(Code that draws figures)
-- -- --

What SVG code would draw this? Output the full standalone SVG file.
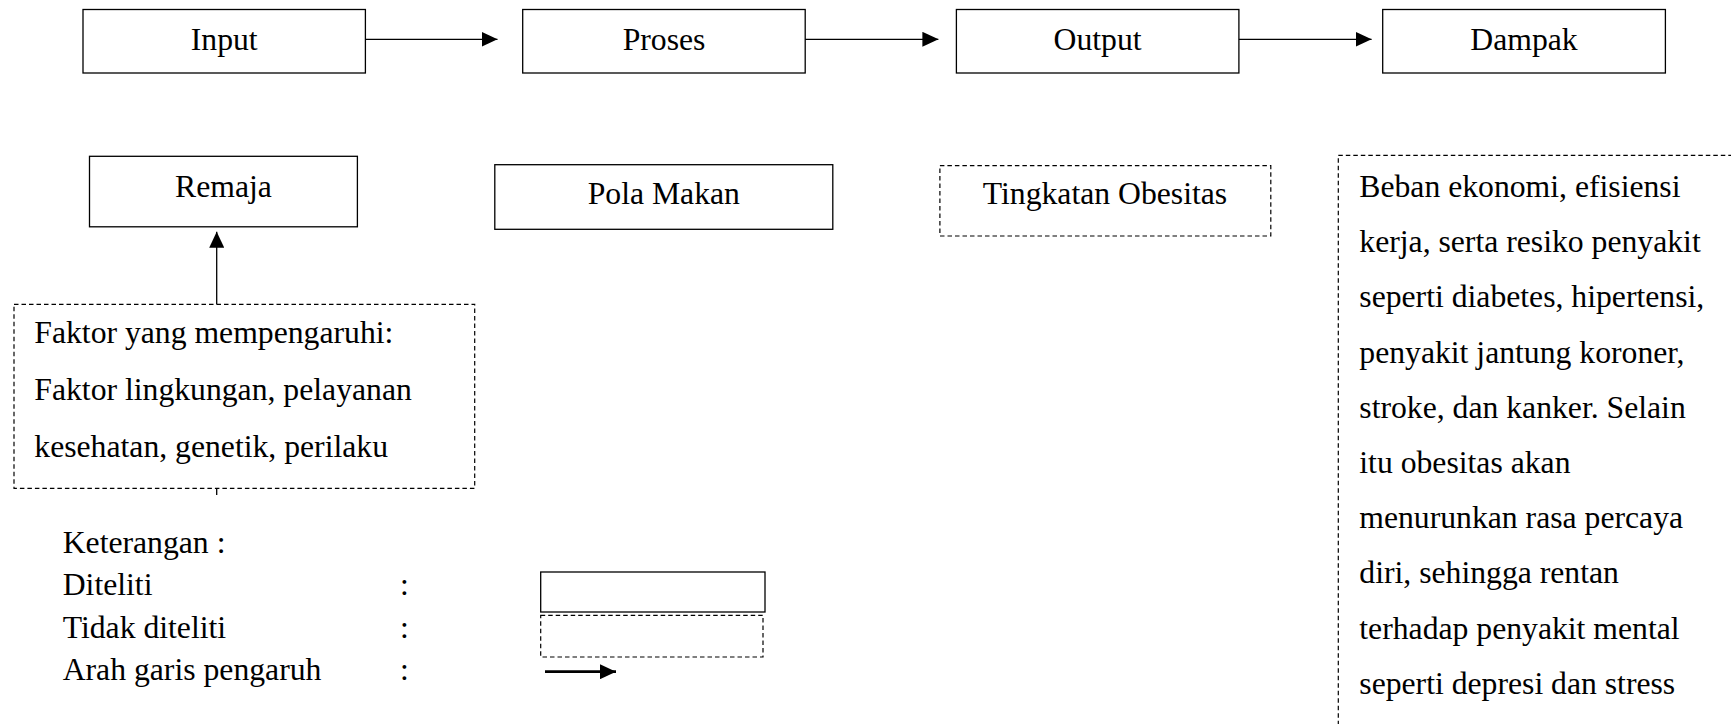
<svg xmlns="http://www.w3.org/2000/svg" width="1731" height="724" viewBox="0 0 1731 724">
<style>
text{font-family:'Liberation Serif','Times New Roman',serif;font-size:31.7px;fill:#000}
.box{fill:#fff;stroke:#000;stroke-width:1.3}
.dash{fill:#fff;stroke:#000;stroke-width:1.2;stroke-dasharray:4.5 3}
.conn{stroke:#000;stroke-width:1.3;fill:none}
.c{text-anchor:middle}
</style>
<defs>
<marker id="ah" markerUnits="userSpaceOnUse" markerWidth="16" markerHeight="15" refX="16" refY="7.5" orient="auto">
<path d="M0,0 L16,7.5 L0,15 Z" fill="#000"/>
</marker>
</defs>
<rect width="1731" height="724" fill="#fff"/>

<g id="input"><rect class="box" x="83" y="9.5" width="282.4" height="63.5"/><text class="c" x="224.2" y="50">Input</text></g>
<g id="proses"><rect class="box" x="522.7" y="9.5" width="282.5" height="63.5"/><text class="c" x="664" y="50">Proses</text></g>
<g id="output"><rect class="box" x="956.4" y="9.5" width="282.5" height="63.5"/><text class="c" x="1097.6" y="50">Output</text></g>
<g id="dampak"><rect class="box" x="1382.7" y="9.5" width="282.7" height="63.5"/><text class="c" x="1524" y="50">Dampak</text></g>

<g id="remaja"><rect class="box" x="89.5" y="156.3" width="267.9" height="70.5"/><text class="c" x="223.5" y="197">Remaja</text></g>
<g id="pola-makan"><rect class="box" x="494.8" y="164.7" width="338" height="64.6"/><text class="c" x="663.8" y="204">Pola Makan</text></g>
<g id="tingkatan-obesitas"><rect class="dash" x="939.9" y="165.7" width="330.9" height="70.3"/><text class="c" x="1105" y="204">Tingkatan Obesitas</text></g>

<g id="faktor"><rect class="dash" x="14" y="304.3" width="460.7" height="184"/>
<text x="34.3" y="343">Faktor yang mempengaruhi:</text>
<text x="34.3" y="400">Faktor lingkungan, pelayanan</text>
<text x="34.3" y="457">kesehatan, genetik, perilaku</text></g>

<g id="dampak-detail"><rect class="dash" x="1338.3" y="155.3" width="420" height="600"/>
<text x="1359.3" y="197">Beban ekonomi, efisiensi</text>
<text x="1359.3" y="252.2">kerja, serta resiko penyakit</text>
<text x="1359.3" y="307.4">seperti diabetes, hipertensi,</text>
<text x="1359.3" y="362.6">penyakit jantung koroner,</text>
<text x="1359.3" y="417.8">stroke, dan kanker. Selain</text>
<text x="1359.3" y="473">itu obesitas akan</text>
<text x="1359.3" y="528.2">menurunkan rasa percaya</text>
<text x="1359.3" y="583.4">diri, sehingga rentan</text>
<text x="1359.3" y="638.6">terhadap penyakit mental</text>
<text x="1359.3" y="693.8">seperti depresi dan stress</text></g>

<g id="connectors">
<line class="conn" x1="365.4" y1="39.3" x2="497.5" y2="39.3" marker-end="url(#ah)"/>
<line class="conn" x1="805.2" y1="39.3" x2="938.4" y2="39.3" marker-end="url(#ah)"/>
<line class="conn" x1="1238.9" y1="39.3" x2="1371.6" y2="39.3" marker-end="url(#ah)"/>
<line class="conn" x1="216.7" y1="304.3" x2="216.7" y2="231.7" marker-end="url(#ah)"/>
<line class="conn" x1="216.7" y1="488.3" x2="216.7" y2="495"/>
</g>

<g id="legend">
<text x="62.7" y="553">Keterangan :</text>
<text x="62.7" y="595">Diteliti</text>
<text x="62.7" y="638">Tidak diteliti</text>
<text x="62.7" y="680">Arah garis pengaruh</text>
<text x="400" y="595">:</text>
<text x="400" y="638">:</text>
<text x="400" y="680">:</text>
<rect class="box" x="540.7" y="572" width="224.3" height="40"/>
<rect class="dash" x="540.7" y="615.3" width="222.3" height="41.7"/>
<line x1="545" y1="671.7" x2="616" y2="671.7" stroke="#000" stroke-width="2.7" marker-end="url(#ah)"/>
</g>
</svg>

-- -- --

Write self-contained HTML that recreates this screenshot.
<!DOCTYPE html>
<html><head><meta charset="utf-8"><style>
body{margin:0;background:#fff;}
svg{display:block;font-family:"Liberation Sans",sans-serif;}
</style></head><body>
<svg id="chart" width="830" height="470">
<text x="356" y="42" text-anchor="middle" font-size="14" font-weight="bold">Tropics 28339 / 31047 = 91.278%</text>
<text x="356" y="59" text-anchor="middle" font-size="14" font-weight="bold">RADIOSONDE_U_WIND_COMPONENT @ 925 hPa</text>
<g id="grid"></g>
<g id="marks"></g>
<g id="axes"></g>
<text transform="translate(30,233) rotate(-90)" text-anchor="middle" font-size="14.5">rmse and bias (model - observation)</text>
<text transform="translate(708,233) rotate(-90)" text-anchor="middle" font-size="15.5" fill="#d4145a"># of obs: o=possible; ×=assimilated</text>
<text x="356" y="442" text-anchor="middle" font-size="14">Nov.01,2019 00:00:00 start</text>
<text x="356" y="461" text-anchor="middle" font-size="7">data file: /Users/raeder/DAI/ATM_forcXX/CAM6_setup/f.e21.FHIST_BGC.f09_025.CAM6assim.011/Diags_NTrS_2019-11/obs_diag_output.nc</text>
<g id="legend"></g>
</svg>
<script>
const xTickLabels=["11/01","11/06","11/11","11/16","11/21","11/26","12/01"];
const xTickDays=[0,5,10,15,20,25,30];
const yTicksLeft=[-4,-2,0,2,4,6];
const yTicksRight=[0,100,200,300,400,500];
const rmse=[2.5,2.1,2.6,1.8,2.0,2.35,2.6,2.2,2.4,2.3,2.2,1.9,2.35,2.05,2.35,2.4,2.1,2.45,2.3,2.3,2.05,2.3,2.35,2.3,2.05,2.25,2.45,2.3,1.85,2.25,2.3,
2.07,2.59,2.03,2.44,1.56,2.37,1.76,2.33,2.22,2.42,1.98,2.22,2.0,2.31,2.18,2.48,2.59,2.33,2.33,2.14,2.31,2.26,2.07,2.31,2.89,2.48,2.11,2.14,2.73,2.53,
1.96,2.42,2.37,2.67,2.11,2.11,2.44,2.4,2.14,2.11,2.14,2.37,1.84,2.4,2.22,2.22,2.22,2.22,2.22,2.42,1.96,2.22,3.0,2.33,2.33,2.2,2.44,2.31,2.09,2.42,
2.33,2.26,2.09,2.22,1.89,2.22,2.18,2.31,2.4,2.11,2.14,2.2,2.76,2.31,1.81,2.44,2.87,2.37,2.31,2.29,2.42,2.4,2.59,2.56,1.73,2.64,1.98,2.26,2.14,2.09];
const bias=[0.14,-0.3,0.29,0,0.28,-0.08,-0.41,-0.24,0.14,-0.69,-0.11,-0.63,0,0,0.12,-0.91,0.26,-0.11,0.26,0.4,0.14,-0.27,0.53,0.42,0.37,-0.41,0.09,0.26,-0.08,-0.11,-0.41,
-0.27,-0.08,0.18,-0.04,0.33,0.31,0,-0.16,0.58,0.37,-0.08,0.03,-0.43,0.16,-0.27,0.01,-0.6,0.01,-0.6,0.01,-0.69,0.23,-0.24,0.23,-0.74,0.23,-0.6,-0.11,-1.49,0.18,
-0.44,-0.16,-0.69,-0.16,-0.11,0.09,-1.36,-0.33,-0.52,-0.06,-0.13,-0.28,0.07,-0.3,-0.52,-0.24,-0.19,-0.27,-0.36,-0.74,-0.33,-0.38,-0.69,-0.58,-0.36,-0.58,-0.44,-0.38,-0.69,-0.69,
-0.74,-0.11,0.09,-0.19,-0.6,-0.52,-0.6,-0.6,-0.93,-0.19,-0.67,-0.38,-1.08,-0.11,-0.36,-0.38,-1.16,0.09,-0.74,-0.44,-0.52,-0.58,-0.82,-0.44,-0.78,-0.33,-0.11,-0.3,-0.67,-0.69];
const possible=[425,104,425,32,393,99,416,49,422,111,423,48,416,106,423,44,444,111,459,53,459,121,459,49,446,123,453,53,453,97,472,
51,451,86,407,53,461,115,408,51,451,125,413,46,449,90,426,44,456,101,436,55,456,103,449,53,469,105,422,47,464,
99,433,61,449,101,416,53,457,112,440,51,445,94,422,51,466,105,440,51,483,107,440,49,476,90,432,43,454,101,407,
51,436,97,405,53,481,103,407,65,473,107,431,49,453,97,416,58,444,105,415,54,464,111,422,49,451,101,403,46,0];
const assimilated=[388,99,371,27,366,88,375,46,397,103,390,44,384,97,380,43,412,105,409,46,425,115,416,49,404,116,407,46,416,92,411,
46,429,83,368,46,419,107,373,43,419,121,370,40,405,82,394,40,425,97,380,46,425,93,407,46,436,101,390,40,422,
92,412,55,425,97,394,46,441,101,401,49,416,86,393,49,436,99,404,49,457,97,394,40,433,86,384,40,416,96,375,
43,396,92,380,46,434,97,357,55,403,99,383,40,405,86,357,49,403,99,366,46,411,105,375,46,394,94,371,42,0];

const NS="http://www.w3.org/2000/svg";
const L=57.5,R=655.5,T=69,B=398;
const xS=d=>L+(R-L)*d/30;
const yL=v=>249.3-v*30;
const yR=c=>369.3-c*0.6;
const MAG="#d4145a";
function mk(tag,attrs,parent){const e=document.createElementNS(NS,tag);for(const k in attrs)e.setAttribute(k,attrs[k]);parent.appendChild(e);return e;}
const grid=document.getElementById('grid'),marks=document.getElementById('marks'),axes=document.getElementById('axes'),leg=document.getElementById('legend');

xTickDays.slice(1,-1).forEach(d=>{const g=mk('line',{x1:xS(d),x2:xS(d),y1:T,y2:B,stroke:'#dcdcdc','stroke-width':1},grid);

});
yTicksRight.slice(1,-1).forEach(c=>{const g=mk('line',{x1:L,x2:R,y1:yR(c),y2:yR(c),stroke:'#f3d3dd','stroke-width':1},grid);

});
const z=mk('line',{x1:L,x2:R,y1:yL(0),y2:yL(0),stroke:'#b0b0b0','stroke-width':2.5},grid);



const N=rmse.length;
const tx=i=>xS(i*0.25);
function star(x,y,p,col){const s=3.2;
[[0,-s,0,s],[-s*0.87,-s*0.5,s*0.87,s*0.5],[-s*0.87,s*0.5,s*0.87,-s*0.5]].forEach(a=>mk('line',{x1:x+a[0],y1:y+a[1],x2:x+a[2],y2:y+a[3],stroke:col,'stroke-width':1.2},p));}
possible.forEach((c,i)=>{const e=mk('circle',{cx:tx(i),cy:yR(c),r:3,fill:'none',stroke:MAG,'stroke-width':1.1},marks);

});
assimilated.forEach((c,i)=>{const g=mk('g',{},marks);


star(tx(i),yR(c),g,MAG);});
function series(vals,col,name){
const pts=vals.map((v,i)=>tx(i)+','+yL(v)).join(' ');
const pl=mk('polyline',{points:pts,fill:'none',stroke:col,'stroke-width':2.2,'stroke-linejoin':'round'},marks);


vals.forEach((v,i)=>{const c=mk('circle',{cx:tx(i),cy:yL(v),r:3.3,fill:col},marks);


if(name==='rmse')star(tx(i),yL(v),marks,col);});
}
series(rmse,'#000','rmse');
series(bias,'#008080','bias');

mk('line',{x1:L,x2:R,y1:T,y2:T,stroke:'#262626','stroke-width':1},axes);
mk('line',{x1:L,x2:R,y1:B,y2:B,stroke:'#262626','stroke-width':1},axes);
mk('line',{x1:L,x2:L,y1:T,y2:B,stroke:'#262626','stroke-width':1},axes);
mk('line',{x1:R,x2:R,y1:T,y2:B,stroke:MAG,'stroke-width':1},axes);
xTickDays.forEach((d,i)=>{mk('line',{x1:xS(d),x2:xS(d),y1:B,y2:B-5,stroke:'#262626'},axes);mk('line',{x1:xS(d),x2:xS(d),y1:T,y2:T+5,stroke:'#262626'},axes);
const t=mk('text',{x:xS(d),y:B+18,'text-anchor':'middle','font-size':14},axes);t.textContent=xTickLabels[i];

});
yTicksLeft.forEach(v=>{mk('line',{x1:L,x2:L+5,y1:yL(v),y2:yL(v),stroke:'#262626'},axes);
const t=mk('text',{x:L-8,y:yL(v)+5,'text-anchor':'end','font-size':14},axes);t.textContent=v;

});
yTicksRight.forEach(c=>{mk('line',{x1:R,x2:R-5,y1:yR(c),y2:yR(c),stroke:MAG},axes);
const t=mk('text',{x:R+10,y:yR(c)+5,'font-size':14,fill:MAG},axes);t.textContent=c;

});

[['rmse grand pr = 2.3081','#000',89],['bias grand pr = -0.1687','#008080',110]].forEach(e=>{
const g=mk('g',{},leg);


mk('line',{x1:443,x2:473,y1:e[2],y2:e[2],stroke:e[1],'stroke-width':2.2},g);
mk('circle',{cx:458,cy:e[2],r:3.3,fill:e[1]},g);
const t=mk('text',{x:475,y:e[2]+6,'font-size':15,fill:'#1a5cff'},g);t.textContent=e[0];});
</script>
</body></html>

-- -- --

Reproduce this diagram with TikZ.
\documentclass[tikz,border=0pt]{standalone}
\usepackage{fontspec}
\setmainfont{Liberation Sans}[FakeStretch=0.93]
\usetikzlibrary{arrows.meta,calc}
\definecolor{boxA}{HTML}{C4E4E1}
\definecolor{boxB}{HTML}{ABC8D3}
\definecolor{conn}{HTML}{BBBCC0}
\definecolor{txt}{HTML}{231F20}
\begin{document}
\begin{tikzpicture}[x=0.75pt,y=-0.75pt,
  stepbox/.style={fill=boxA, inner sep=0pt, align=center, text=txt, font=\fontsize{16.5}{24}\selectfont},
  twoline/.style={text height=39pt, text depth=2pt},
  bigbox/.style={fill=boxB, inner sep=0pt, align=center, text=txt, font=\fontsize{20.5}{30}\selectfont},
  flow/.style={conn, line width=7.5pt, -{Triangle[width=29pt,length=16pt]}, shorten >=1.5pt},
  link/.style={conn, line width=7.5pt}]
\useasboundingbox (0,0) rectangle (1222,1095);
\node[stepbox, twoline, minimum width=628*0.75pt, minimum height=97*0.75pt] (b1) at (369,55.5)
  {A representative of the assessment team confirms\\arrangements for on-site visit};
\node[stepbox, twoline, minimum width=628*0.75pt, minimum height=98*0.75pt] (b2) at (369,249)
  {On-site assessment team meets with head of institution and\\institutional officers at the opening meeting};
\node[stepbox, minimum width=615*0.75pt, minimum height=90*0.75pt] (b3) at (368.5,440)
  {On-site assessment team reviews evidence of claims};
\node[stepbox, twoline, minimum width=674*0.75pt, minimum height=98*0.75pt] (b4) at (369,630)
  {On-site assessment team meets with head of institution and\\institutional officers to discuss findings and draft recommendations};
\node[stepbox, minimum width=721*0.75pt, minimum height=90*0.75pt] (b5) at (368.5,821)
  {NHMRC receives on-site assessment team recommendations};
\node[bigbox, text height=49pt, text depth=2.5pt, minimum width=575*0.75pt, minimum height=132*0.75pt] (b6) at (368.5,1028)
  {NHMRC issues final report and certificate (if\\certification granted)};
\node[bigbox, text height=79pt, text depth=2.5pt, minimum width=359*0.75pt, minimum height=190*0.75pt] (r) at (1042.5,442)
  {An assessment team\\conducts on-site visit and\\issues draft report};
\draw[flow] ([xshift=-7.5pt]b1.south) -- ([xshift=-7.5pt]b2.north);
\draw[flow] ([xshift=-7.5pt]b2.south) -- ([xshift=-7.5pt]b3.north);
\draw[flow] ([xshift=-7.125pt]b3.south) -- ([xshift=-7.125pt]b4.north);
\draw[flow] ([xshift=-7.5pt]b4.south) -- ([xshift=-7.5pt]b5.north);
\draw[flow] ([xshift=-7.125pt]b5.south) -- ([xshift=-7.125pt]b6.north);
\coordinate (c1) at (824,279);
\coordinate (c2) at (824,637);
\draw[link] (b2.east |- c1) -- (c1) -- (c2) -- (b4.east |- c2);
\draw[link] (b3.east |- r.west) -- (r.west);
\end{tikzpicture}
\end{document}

-- -- --

Scan the material above. Copy each line where "standalone" occurs.

» **Response**
What SVG code would draw this? Output the full standalone SVG file.
\documentclass[tikz,border=0pt]{standalone}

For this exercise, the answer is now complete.